Dataset records:
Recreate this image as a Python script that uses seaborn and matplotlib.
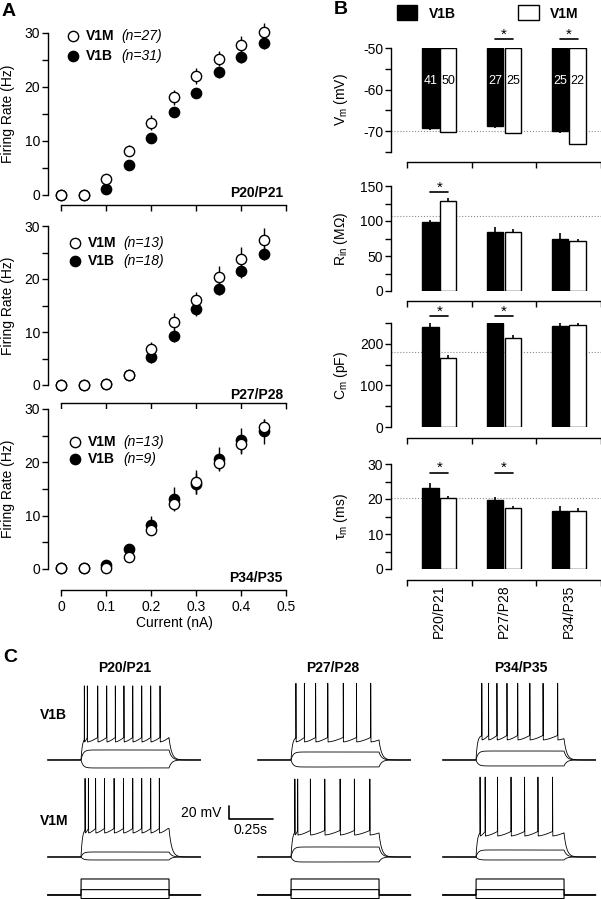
import numpy as np
import pandas as pd
import seaborn as sns
import matplotlib.pyplot as plt
from matplotlib.patches import Patch
from matplotlib.ticker import MultipleLocator

# ---- panel A: firing rate vs injected current ----
current = [0, 0.05, 0.1, 0.15, 0.2, 0.25, 0.3, 0.35, 0.4, 0.45]
ages = ['P20/P21', 'P27/P28', 'P34/P35']
n_v1m = [27, 13, 13]
n_v1b = [31, 18, 9]

rate_v1m_p20 = [0, 0, 2.9, 8.2, 13.4, 18.1, 22.0, 25.2, 27.7, 30.2]
err_v1m_p20 = [0, 0, 0.5, 1.0, 1.4, 1.4, 1.5, 1.4, 1.8, 1.7]
rate_v1b_p20 = [0, 0, 1.1, 5.6, 10.6, 15.3, 18.9, 22.7, 25.5, 28.1]
err_v1b_p20 = [0, 0, 0.4, 0.6, 0.8, 0.9, 0.9, 1.0, 1.1, 1.1]

rate_v1m_p27 = [0, 0, 0.2, 1.9, 6.8, 11.9, 16.0, 20.4, 23.8, 27.4]
err_v1m_p27 = [0, 0, 0.2, 0.5, 1.4, 1.6, 1.6, 2.0, 2.2, 2.2]
rate_v1b_p27 = [0, 0, 0.2, 1.8, 5.2, 9.3, 14.3, 18.2, 21.5, 24.8]
err_v1b_p27 = [0, 0, 0, 0.3, 1.0, 1.2, 1.2, 1.2, 1.3, 1.3]

rate_v1m_p34 = [0.2, 0.2, 0.2, 2.3, 7.3, 12.2, 16.3, 19.9, 23.4, 26.6]
err_v1m_p34 = [0, 0, 0.3, 0.5, 0.8, 1.0, 2.2, 1.4, 1.8, 1.5]
rate_v1b_p34 = [0.2, 0.2, 0.8, 3.8, 8.2, 13.1, 16.0, 20.6, 24.1, 25.8]
err_v1b_p34 = [0, 0, 0.4, 0.9, 1.7, 2.2, 2.0, 2.3, 2.4, 2.3]

# ---- panel B: passive properties ----
vm_v1b = [-69.3, -68.8, -70.0]
vm_v1b_err = [0.4, 0.4, 0.4]
vm_v1m = [-70.2, -70.4, -73.1]
vm_v1m_err = [0.3, 0.3, 0.3]
cells_v1b = [41, 27, 25]
cells_v1m = [50, 25, 22]

rin_v1b = [99, 85, 75]
rin_v1b_err = [3, 6, 7.5]
rin_v1m = [128, 85, 71]
rin_v1m_err = [4.5, 3, 4]

cm_v1b = [240, 251, 242]
cm_v1b_err = [10, 15, 14]
cm_v1m = [166, 213, 244]
cm_v1m_err = [6, 7, 10]

tau_v1b = [23.1, 19.8, 16.7]
tau_v1b_err = [1.4, 0.8, 1.3]
tau_v1m = [20.2, 17.4, 16.7]
tau_v1m_err = [0.7, 0.5, 0.7]

ref_levels = [-70, 107, 181, 20.2]
signif_vm = [False, True, True]
signif_rin = [True, False, False]
signif_cm = [True, True, False]
signif_tau = [True, True, False]

# ---- panel C: example traces (mV relative to rest, spike times in s) ----
hyper_v1b = [-12.3, -10.8, -9.2]
sub_v1b = [15.4, 12.3, 13.8]
trough_v1b = [27.7, 27.7, 30.8]
peak_v1b = [114, 118, 118]
spikes_v1b = [
    [0.019, 0.036, 0.095, 0.146, 0.195, 0.244, 0.294, 0.345, 0.396, 0.449],
    [0.028, 0.076, 0.140, 0.209, 0.297, 0.372, 0.453],
    [0.033, 0.071, 0.119, 0.176, 0.237, 0.306, 0.381, 0.464],
]
hyper_v1m = [-4.6, -7.7, -4.6]
sub_v1m = [7.7, 15.4, 10.8]
trough_v1m = [36.9, 33.8, 32.3]
peak_v1m = [121, 120, 123]
spikes_v1m = [
    [0.023, 0.042, 0.083, 0.133, 0.188, 0.241, 0.294, 0.345, 0.396, 0.445],
    [0.022, 0.038, 0.110, 0.192, 0.279, 0.360, 0.448],
    [0.023, 0.052, 0.122, 0.199, 0.276, 0.352, 0.435],
]
stim_steps = [-0.1, 0.15, 0.45]

W, H = 601, 899
sns.set_style('ticks', {'axes.edgecolor': 'black', 'xtick.color': 'black',
                        'ytick.color': 'black', 'text.color': 'black',
                        'axes.labelcolor': 'black'})
plt.rcParams['font.family'] = ['Liberation Sans', 'DejaVu Sans']
plt.rcParams['mathtext.fontset'] = 'custom'
plt.rcParams['mathtext.rm'] = 'Liberation Sans'
plt.rcParams['mathtext.it'] = 'Liberation Sans:italic'
plt.rcParams['mathtext.bf'] = 'Liberation Sans:bold'
plt.rcParams['font.size'] = 10
plt.rcParams['axes.linewidth'] = 1
plt.rcParams['axes.unicode_minus'] = False

fig = plt.figure(figsize=(W / 100, H / 100), dpi=100)


def px_axes(left, top, right, bottom):
    return fig.add_axes([left / W, 1 - bottom / H, (right - left) / W, (bottom - top) / H])


def base_style(ax, offset_px):
    sns.despine(ax=ax)
    ax.spines['bottom'].set_position(('outward', offset_px * 0.72))
    ax.tick_params(which='both', direction='out', length=4, width=1, labelsize=10)
    ax.tick_params(axis='y', pad=1.5)
    ax.tick_params(axis='x', pad=3)


# panel A
a_rows = [
    (rate_v1m_p20, err_v1m_p20, rate_v1b_p20, err_v1b_p20, 33, 195, 10),
    (rate_v1m_p27, err_v1m_p27, rate_v1b_p27, err_v1b_p27, 226, 385, 18),
    (rate_v1m_p34, err_v1m_p34, rate_v1b_p34, err_v1b_p34, 409, 569, 21),
]
for i, (v1m, e1m, v1b, e1b, top, bottom, off) in enumerate(a_rows):
    ax = px_axes(48, top, 286, bottom)
    ax.errorbar(current, v1b, yerr=e1b, fmt='none', ecolor='black', elinewidth=1,
                capsize=0, zorder=2, clip_on=False)
    sns.scatterplot(x=current, y=v1b, ax=ax, color='black', edgecolor='black',
                    s=55, linewidth=1, zorder=3, clip_on=False)
    ax.errorbar(current, v1m, yerr=e1m, fmt='none', ecolor='black', elinewidth=1,
                capsize=0, zorder=4, clip_on=False)
    sns.scatterplot(x=current, y=v1m, ax=ax, color='white', edgecolor='black',
                    s=55, linewidth=1, zorder=5, clip_on=False)
    ax.set_xlim(-0.03, 0.5)
    ax.set_ylim(0, 30)
    base_style(ax, off)
    ax.spines['bottom'].set_bounds(0, 0.5)
    ax.set_xticks([0, 0.1, 0.2, 0.3, 0.4, 0.5])
    ax.set_yticks([0, 10, 20, 30])
    ax.yaxis.set_minor_locator(MultipleLocator(5))
    ax.set_ylabel('Firing Rate (Hz)', fontsize=10)
    ax.yaxis.set_label_coords((15 - 48) / 238, 0.5)
    if i == 2:
        ax.set_xticklabels(['0', '0.1', '0.2', '0.3', '0.4', '0.5'])
        ax.set_xlabel('Current (nA)', fontsize=10)
        ax.xaxis.set_label_coords((174 - 48) / 238, (569 - 616) / 160)
    else:
        ax.set_xticklabels([])
        ax.set_xlabel('')

# panel B
b_specs = [
    (vm_v1b, vm_v1b_err, vm_v1m, vm_v1m_err, signif_vm, 'V$_\\mathrm{m}$ (mV)',
     (-75, -50), 10, 5, 48, 152, 10, -47.75, -46.8),
    (rin_v1b, rin_v1b_err, rin_v1m, rin_v1m_err, signif_rin, 'R$_\\mathrm{in}$ (MΩ)',
     (0, 150), 50, 25, 186, 291, 10, 142, 148),
    (cm_v1b, cm_v1b_err, cm_v1m, cm_v1m_err, signif_cm, 'C$_\\mathrm{m}$ (pF)',
     (0, 250), 100, 50, 323, 427, 11, 267, 278),
    (tau_v1b, tau_v1b_err, tau_v1m, tau_v1m_err, signif_tau, 'τ$_\\mathrm{m}$ (ms)',
     (0, 30), 10, 5, 464, 569, 11, 27.5, 28.8),
]
half = 0.1375
xpos = np.arange(3)
for k, (b, be, m, me, sig, lab, ylim, major, minor, top, bottom, off, yline, ystar) in enumerate(b_specs):
    ax = px_axes(391, top, 601, bottom)
    df = pd.DataFrame({'age': ages * 2, 'group': ['V1B'] * 3 + ['V1M'] * 3, 'value': b + m})
    sns.barplot(data=df, x='age', y='value', hue='group', order=ages,
                hue_order=['V1B', 'V1M'], palette=['black', 'white'],
                edgecolor='black', linewidth=1, width=0.55, gap=0.08,
                errorbar=None, legend=False, ax=ax, zorder=2)
    if k == 0:
        # membrane potential bars hang down from -50 mV
        for p in ax.patches:
            h = p.get_y() + p.get_height()
            p.set_y(-50)
            p.set_height(h + 50)
        low = [be, [0] * 3]
        lowm = [me, [0] * 3]
        for j in range(3):
            ax.text(j - half, -57.9, str(cells_v1b[j]), color='white', ha='center',
                    va='center', fontsize=9)
            ax.text(j + half, -57.9, str(cells_v1m[j]), color='black', ha='center',
                    va='center', fontsize=9)
    else:
        low = [[0] * 3, be]
        lowm = [[0] * 3, me]
    ax.errorbar(xpos - half, b, yerr=low, fmt='none', ecolor='black', elinewidth=1.2,
                capsize=0, zorder=1)
    ax.errorbar(xpos + half, m, yerr=lowm, fmt='none', ecolor='black', elinewidth=1.2,
                capsize=0, zorder=1)
    ax.axhline(ref_levels[k], color='0.55', ls=':', lw=0.8, zorder=0.5)
    for j in range(3):
        if sig[j]:
            ax.plot([j - half, j + half], [yline, yline], color='black', lw=1.2,
                    clip_on=False)
            ax.text(j, ystar, '*', ha='center', va='center', fontsize=11)
    ax.set_xlim(-0.747, 2.5)
    ax.set_ylim(*ylim)
    base_style(ax, off)
    ax.spines['bottom'].set_bounds(-0.5, 2.5)
    ax.set_xticks([-0.5, 0.5, 1.5, 2.5])
    ax.set_xticklabels([])
    ax.set_xticks([0, 1, 2], minor=True)
    ax.tick_params(axis='x', which='minor', length=0)
    if k == 3:
        ax.set_xticklabels(ages, minor=True, rotation=90, fontsize=10)
    else:
        ax.set_xticklabels([], minor=True)
    ax.yaxis.set_major_locator(MultipleLocator(major))
    ax.yaxis.set_minor_locator(MultipleLocator(minor))
    ax.set_xlabel('')
    ax.set_ylabel(lab, fontsize=10)
    ax.yaxis.set_label_coords((350 - 391) / 210, 0.5)

fig.legend(handles=[Patch(facecolor='black', edgecolor='black', lw=1),
                    Patch(facecolor='white', edgecolor='black', lw=1)],
           labels=['V1B', 'V1M'], loc='center left', bbox_to_anchor=(397 / W, 1 - 13 / H),
           ncol=2, frameon=False, prop={'weight': 'bold', 'size': 10},
           handlelength=1.45, handleheight=1.25, handletextpad=0.85,
           columnspacing=4.5, borderpad=0, borderaxespad=0)

# panel C
t = np.arange(-0.19, 0.68, 0.0001)


def make_trace(step, spikes=None, trough=0.0, peak=0.0, ramp=7.0, base=-70.0):
    v = np.full(t.shape, base)
    during = (t >= 0) & (t <= 0.5)
    td = t[during]
    if spikes is None:
        v[during] = base + step * (1 - np.exp(-td / 0.012))
    else:
        s = list(spikes)
        thr = trough + ramp
        curve = thr * (1 - np.exp(-td / 0.008))
        isi = list(np.diff(s)) + [s[-1] - s[-2]]
        for si, d in zip(s, isi):
            msk = td >= si
            frac = np.clip((td[msk] - si) / d, 0, 1)
            curve[msk] = trough + ramp * frac ** 1.5
        v[during] = base + curve
        for si in s:
            rise = base + peak - (peak - thr) * (si - t) / 0.0006
            fall = base + peak - (peak - trough) * (t - si) / 0.0015
            kern = np.where(t < si, rise, fall)
            win = (t > si - 0.0006) & (t < si + 0.0015)
            v[win] = np.maximum(v[win], kern[win])
    end = v[during][-1] - base
    after = t > 0.5
    v[after] = base + end * np.exp(-(t[after] - 0.5) / 0.015)
    return v


onsets = [81, 291, 476]
for c, on in enumerate(onsets):
    left, right = on - 0.2 * 176, on + 0.7 * 176
    rows = [
        (676, 775, (-93.1, 59.2), hyper_v1b[c], sub_v1b[c], spikes_v1b[c], trough_v1b[c], peak_v1b[c]),
        (775, 872, (-93.1, 56.2), hyper_v1m[c], sub_v1m[c], spikes_v1m[c], trough_v1m[c], peak_v1m[c]),
    ]
    for r, (top, bottom, yl, hy, sb, sp, tr, pk) in enumerate(rows):
        ax = px_axes(left, top, right, bottom)
        for v in (make_trace(hy), make_trace(sb), make_trace(0, sp, tr, pk)):
            ax.plot(t, v, color='black', lw=0.6, clip_on=False)
        ax.set_xlim(-0.2, 0.7)
        ax.set_ylim(*yl)
        ax.axis('off')
        if c == 0 and r == 1:
            ax.plot([0.84, 0.84, 1.09], [8.5, -11.5, -11.5], color='black', lw=1.2,
                    clip_on=False)
            ax.text(0.80, -2.3, '20 mV', ha='right', va='center', fontsize=10)
            ax.text(0.965, -17, '0.25s', ha='center', va='top', fontsize=10)
    ax = px_axes(left, 874, right, 899)
    for amp in stim_steps:
        ax.plot(t, np.where((t >= 0) & (t <= 0.5), amp, 0), color='black', lw=0.8,
                clip_on=False)
    ax.set_xlim(-0.2, 0.7)
    ax.set_ylim(-0.113, 0.59)
    ax.axis('off')

# overlay for panel letters, legends and labels (pixel coordinates)
ov = fig.add_axes([0, 0, 1, 1])
ov.set_xlim(0, W)
ov.set_ylim(H, 0)
ov.axis('off')
for txt, x, y in [('A', 2, 11), ('B', 334, 9), ('C', 3, 658)]:
    ov.text(x, y, txt, fontsize=14, fontweight='bold', ha='left', va='center')

leg_rows = [(73, 36, 56), (75, 243, 261), (75, 442, 459)]
age_label_y = [193, 395, 578]
for i, (mx, y1, y2) in enumerate(leg_rows):
    ov.scatter([mx], [y1], s=55, facecolor='white', edgecolor='black', linewidth=1)
    ov.scatter([mx], [y2], s=55, facecolor='black', edgecolor='black', linewidth=1)
    ov.text(mx + 13, y1, 'V1M', fontweight='bold', ha='left', va='center')
    ov.text(mx + 48, y1, f'(n={n_v1m[i]})', fontstyle='italic', ha='left', va='center')
    ov.text(mx + 13, y2, 'V1B', fontweight='bold', ha='left', va='center')
    ov.text(mx + 48, y2, f'(n={n_v1b[i]})', fontstyle='italic', ha='left', va='center')
    ov.text(283, age_label_y[i], ages[i], fontweight='bold', ha='right', va='center')

for x, age in zip([125, 333, 521], ages):
    ov.text(x, 668, age, fontweight='bold', ha='center', va='center')
ov.text(40, 715, 'V1B', fontweight='bold', ha='left', va='center')
ov.text(40, 821, 'V1M', fontweight='bold', ha='left', va='center')

fig.savefig('out.png', dpi=100)
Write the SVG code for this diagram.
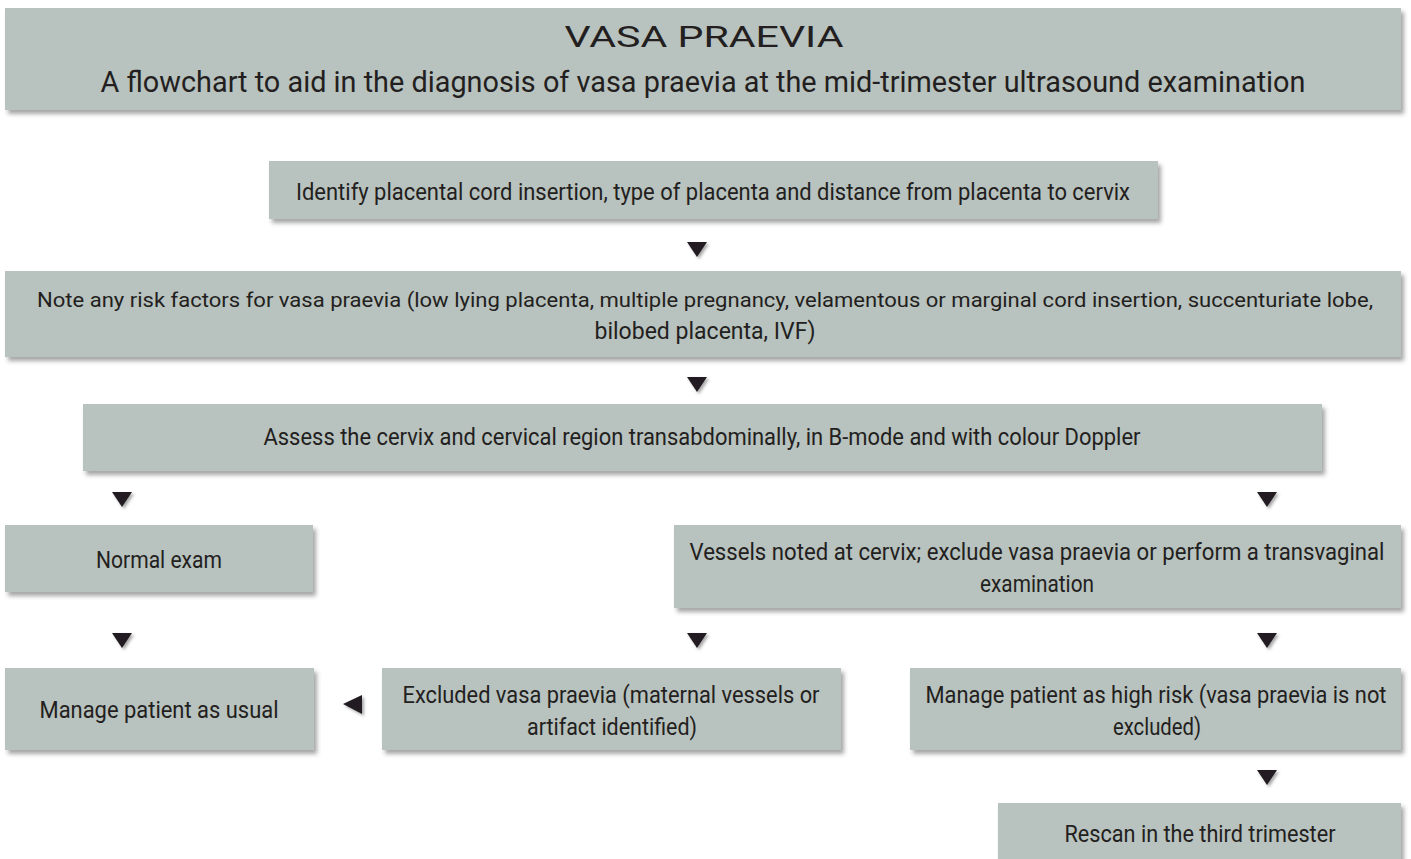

Stated goal: Skip the pictures and quote each line of the entries above, from the first through the line with "from matplotlib.ticker import MultipleLocator", exactly as it appears.

Result for this task:
Recreate this image as a Python script that uses seaborn and matplotlib.
import numpy as np
import pandas as pd
import seaborn as sns
import matplotlib.pyplot as plt
from matplotlib.patches import Patch
from matplotlib.ticker import MultipleLocator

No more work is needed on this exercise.